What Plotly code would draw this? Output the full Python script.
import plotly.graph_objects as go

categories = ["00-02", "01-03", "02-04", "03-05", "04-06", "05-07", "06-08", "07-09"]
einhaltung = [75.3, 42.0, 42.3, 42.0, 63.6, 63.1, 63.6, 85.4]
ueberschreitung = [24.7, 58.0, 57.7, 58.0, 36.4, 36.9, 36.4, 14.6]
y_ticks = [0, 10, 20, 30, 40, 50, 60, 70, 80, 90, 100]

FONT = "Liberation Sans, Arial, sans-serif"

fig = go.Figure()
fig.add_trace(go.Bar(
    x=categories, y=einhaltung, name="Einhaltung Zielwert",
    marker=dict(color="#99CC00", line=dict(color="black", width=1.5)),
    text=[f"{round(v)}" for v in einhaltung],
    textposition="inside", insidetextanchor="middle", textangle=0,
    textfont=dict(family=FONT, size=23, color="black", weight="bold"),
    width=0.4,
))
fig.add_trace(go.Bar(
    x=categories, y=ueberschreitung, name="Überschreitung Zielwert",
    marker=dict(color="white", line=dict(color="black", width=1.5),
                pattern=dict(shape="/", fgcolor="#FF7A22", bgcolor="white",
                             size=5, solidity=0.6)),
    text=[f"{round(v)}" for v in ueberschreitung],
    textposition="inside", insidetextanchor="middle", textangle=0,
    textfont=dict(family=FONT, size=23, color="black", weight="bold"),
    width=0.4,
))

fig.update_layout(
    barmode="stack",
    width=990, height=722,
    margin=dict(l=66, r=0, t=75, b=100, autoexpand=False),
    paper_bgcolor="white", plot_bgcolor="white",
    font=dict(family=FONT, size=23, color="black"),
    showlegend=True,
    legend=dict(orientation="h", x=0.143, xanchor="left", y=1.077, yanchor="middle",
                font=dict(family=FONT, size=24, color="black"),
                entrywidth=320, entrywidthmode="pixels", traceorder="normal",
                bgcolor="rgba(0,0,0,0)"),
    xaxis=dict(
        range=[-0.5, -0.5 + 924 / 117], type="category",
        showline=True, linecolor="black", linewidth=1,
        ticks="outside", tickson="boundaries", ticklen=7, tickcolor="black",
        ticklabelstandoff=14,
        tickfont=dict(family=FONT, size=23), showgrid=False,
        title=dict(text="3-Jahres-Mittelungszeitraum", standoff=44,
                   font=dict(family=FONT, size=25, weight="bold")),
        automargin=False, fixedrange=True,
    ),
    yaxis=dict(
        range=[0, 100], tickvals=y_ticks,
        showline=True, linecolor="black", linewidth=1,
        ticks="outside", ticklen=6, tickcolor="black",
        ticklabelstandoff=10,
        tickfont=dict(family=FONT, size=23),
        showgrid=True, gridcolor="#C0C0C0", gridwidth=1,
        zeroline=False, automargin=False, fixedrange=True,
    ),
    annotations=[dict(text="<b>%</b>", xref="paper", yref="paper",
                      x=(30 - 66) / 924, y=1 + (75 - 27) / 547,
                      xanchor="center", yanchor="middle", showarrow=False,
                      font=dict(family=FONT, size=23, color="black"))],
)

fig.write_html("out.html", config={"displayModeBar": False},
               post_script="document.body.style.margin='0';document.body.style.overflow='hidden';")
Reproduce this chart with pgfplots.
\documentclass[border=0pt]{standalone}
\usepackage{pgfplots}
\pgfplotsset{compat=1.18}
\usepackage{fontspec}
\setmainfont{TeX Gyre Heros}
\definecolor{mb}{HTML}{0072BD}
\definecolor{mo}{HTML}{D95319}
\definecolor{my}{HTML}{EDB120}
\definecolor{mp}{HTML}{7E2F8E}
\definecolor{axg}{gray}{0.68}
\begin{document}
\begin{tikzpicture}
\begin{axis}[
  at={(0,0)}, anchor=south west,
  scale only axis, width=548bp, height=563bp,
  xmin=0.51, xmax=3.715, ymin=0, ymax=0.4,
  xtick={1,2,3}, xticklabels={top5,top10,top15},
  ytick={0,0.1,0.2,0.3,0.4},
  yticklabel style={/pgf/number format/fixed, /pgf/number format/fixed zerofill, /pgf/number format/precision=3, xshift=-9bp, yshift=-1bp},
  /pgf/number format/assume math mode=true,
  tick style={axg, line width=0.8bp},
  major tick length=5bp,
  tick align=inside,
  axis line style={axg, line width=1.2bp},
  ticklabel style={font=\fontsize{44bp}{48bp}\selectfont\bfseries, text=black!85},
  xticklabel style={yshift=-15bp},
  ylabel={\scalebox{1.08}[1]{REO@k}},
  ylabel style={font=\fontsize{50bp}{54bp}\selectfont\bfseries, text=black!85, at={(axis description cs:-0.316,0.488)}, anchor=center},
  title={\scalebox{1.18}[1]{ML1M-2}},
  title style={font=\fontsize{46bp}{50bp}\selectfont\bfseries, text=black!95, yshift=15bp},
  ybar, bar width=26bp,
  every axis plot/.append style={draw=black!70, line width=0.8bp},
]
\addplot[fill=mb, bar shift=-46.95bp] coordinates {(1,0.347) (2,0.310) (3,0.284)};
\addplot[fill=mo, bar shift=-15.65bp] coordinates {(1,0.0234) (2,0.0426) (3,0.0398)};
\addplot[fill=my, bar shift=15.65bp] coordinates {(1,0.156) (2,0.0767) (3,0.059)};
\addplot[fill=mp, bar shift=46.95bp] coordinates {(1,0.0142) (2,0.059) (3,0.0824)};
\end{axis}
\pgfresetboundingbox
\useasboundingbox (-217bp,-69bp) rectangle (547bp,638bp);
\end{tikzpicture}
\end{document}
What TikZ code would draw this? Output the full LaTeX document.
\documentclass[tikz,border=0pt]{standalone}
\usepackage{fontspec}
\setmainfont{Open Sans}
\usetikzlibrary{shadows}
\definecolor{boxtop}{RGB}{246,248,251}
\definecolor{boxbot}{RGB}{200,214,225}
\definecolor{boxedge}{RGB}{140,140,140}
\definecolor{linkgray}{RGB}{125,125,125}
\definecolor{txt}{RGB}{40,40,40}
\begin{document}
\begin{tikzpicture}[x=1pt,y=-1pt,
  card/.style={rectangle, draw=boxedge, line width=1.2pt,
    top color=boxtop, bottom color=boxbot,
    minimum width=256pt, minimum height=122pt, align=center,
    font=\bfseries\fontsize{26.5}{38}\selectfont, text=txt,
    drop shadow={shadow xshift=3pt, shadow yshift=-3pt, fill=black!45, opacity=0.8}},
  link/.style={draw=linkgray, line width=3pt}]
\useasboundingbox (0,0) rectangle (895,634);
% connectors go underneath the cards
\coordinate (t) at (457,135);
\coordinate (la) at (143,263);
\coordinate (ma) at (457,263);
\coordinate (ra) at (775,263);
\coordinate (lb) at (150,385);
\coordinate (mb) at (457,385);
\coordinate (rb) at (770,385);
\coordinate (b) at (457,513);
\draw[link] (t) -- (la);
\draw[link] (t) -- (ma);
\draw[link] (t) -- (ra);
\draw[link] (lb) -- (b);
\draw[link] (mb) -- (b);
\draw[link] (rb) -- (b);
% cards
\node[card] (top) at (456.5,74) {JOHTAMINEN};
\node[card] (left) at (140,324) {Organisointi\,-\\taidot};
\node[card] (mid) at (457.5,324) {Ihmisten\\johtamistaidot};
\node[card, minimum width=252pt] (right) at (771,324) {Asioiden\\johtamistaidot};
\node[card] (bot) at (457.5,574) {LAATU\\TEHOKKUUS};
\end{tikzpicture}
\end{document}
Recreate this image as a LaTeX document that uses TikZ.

....

Brief: Would you write down every record again, exactly?

Result:
What Plotly code would draw this? Output the full Python script.
import plotly.graph_objects as go

categories = ["00-02", "01-03", "02-04", "03-05", "04-06", "05-07", "06-08", "07-09"]
einhaltung = [75.3, 42.0, 42.3, 42.0, 63.6, 63.1, 63.6, 85.4]
ueberschreitung = [24.7, 58.0, 57.7, 58.0, 36.4, 36.9, 36.4, 14.6]
y_ticks = [0, 10, 20, 30, 40, 50, 60, 70, 80, 90, 100]

FONT = "Liberation Sans, Arial, sans-serif"

fig = go.Figure()
fig.add_trace(go.Bar(
    x=categories, y=einhaltung, name="Einhaltung Zielwert",
    marker=dict(color="#99CC00", line=dict(color="black", width=1.5)),
    text=[f"{round(v)}" for v in einhaltung],
    textposition="inside", insidetextanchor="middle", textangle=0,
    textfont=dict(family=FONT, size=23, color="black", weight="bold"),
    width=0.4,
))
fig.add_trace(go.Bar(
    x=categories, y=ueberschreitung, name="Überschreitung Zielwert",
    marker=dict(color="white", line=dict(color="black", width=1.5),
                pattern=dict(shape="/", fgcolor="#FF7A22", bgcolor="white",
                             size=5, solidity=0.6)),
    text=[f"{round(v)}" for v in ueberschreitung],
    textposition="inside", insidetextanchor="middle", textangle=0,
    textfont=dict(family=FONT, size=23, color="black", weight="bold"),
    width=0.4,
))

fig.update_layout(
    barmode="stack",
    width=990, height=722,
    margin=dict(l=66, r=0, t=75, b=100, autoexpand=False),
    paper_bgcolor="white", plot_bgcolor="white",
    font=dict(family=FONT, size=23, color="black"),
    showlegend=True,
    legend=dict(orientation="h", x=0.143, xanchor="left", y=1.077, yanchor="middle",
                font=dict(family=FONT, size=24, color="black"),
                entrywidth=320, entrywidthmode="pixels", traceorder="normal",
                bgcolor="rgba(0,0,0,0)"),
    xaxis=dict(
        range=[-0.5, -0.5 + 924 / 117], type="category",
        showline=True, linecolor="black", linewidth=1,
        ticks="outside", tickson="boundaries", ticklen=7, tickcolor="black",
        ticklabelstandoff=14,
        tickfont=dict(family=FONT, size=23), showgrid=False,
        title=dict(text="3-Jahres-Mittelungszeitraum", standoff=44,
                   font=dict(family=FONT, size=25, weight="bold")),
        automargin=False, fixedrange=True,
    ),
    yaxis=dict(
        range=[0, 100], tickvals=y_ticks,
        showline=True, linecolor="black", linewidth=1,
        ticks="outside", ticklen=6, tickcolor="black",
        ticklabelstandoff=10,
        tickfont=dict(family=FONT, size=23),
        showgrid=True, gridcolor="#C0C0C0", gridwidth=1,
        zeroline=False, automargin=False, fixedrange=True,
    ),
    annotations=[dict(text="<b>%</b>", xref="paper", yref="paper",
                      x=(30 - 66) / 924, y=1 + (75 - 27) / 547,
                      xanchor="center", yanchor="middle", showarrow=False,
                      font=dict(family=FONT, size=23, color="black"))],
)

fig.write_html("out.html", config={"displayModeBar": False},
               post_script="document.body.style.margin='0';document.body.style.overflow='hidden';")
Reproduce this chart with pgfplots.
\documentclass[border=0pt]{standalone}
\usepackage{pgfplots}
\pgfplotsset{compat=1.18}
\usepackage{fontspec}
\setmainfont{TeX Gyre Heros}
\definecolor{mb}{HTML}{0072BD}
\definecolor{mo}{HTML}{D95319}
\definecolor{my}{HTML}{EDB120}
\definecolor{mp}{HTML}{7E2F8E}
\definecolor{axg}{gray}{0.68}
\begin{document}
\begin{tikzpicture}
\begin{axis}[
  at={(0,0)}, anchor=south west,
  scale only axis, width=548bp, height=563bp,
  xmin=0.51, xmax=3.715, ymin=0, ymax=0.4,
  xtick={1,2,3}, xticklabels={top5,top10,top15},
  ytick={0,0.1,0.2,0.3,0.4},
  yticklabel style={/pgf/number format/fixed, /pgf/number format/fixed zerofill, /pgf/number format/precision=3, xshift=-9bp, yshift=-1bp},
  /pgf/number format/assume math mode=true,
  tick style={axg, line width=0.8bp},
  major tick length=5bp,
  tick align=inside,
  axis line style={axg, line width=1.2bp},
  ticklabel style={font=\fontsize{44bp}{48bp}\selectfont\bfseries, text=black!85},
  xticklabel style={yshift=-15bp},
  ylabel={\scalebox{1.08}[1]{REO@k}},
  ylabel style={font=\fontsize{50bp}{54bp}\selectfont\bfseries, text=black!85, at={(axis description cs:-0.316,0.488)}, anchor=center},
  title={\scalebox{1.18}[1]{ML1M-2}},
  title style={font=\fontsize{46bp}{50bp}\selectfont\bfseries, text=black!95, yshift=15bp},
  ybar, bar width=26bp,
  every axis plot/.append style={draw=black!70, line width=0.8bp},
]
\addplot[fill=mb, bar shift=-46.95bp] coordinates {(1,0.347) (2,0.310) (3,0.284)};
\addplot[fill=mo, bar shift=-15.65bp] coordinates {(1,0.0234) (2,0.0426) (3,0.0398)};
\addplot[fill=my, bar shift=15.65bp] coordinates {(1,0.156) (2,0.0767) (3,0.059)};
\addplot[fill=mp, bar shift=46.95bp] coordinates {(1,0.0142) (2,0.059) (3,0.0824)};
\end{axis}
\pgfresetboundingbox
\useasboundingbox (-217bp,-69bp) rectangle (547bp,638bp);
\end{tikzpicture}
\end{document}
What TikZ code would draw this? Output the full LaTeX document.
\documentclass[tikz,border=0pt]{standalone}
\usepackage{fontspec}
\setmainfont{Open Sans}
\usetikzlibrary{shadows}
\definecolor{boxtop}{RGB}{246,248,251}
\definecolor{boxbot}{RGB}{200,214,225}
\definecolor{boxedge}{RGB}{140,140,140}
\definecolor{linkgray}{RGB}{125,125,125}
\definecolor{txt}{RGB}{40,40,40}
\begin{document}
\begin{tikzpicture}[x=1pt,y=-1pt,
  card/.style={rectangle, draw=boxedge, line width=1.2pt,
    top color=boxtop, bottom color=boxbot,
    minimum width=256pt, minimum height=122pt, align=center,
    font=\bfseries\fontsize{26.5}{38}\selectfont, text=txt,
    drop shadow={shadow xshift=3pt, shadow yshift=-3pt, fill=black!45, opacity=0.8}},
  link/.style={draw=linkgray, line width=3pt}]
\useasboundingbox (0,0) rectangle (895,634);
% connectors go underneath the cards
\coordinate (t) at (457,135);
\coordinate (la) at (143,263);
\coordinate (ma) at (457,263);
\coordinate (ra) at (775,263);
\coordinate (lb) at (150,385);
\coordinate (mb) at (457,385);
\coordinate (rb) at (770,385);
\coordinate (b) at (457,513);
\draw[link] (t) -- (la);
\draw[link] (t) -- (ma);
\draw[link] (t) -- (ra);
\draw[link] (lb) -- (b);
\draw[link] (mb) -- (b);
\draw[link] (rb) -- (b);
% cards
\node[card] (top) at (456.5,74) {JOHTAMINEN};
\node[card] (left) at (140,324) {Organisointi\,-\\taidot};
\node[card] (mid) at (457.5,324) {Ihmisten\\johtamistaidot};
\node[card, minimum width=252pt] (right) at (771,324) {Asioiden\\johtamistaidot};
\node[card] (bot) at (457.5,574) {LAATU\\TEHOKKUUS};
\end{tikzpicture}
\end{document}
Recreate this image as a LaTeX document that uses TikZ.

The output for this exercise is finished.